The spokesperson for the office of the chief justice,  Nathi Mncube, confirmed on Thursday evening that Mogoeng was speaking at the event at the hospital.

“He didn't make a statement. He was praying. It wasn't a speech. He was praying after he had given his speech. It's a prayer to God,” he said.

Mncube said Mogoeng was speaking at press briefing on Friday morning on unrelated issues, but that people could ask about any matter.

Mogoeng's prayer drew mixed reaction on social media, with some applauding and others criticising the judge for his comments.

On Tuesday, Britain became the first country to roll out a Covid-19 vaccine, developed by Pfizer and BioNtech, to its population.

In SA, experts told The Sunday Times the country needs a Covid-19 vaccine by April but the government would have to be cautious in choosing a vaccine best suited to the country.

“We have to spend our money on vaccines wisely as we don't have the deep pockets of wealthy nations,” Covid-19 ministerial advisory vaccines committee member Prof Helen Rees said.

Rees chairs SA's health products regulatory authority and the Global Alliance for Vaccines and Immunisations.

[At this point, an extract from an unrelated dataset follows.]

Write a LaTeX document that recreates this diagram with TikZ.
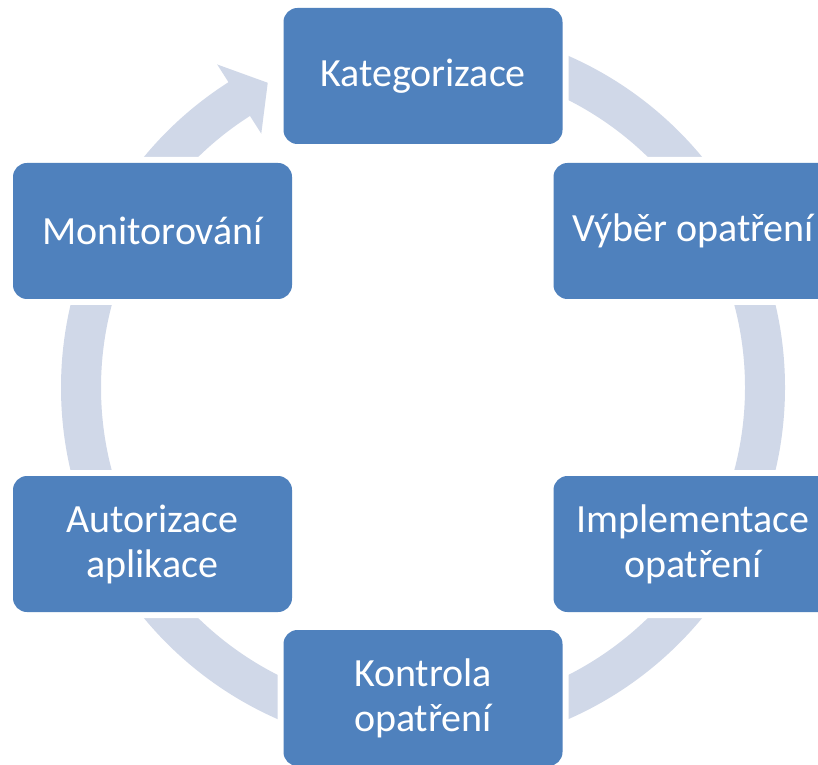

Finance minister Tito Mboweni told parliament last week that the government has until December 15 to pay the R500m required for it to be part of the Covax global Covid-19 vaccine distribution scheme — giving  SA early access to a batch of vaccines.

In the rest of his prayer, Mogoeng took aim at the corrupt, and against people who want to “eat along with their friends”.

Any legalising agent, Lord, for wickedness in this nation, for wickedness in Africa and across the nations of the world, Lord God almighty, send your angels, send even your angel of the media, send all the angels of fire, the angel of judgment, the angel of the wings of the Lord, to enforce your will. In the name of Jesus, no more suffering, Lord. No more suffering.

“Revive the economy of this country. For you have told us, Lord, there are many hidden minerals still that will only surface when righteousness emerges.

“My Father and my God, if there be any leader in this nation who is serving himself or herself to the exclusion of the people, pretending to be a good leader, you know them. Accept they repent. Judge them without delay.

“My God, I say it and will never apologise for praying, judge the evil ones who want to corrupt this country and eat along with their friends. Time for their judgment is now, in the name of Jesus,” he said.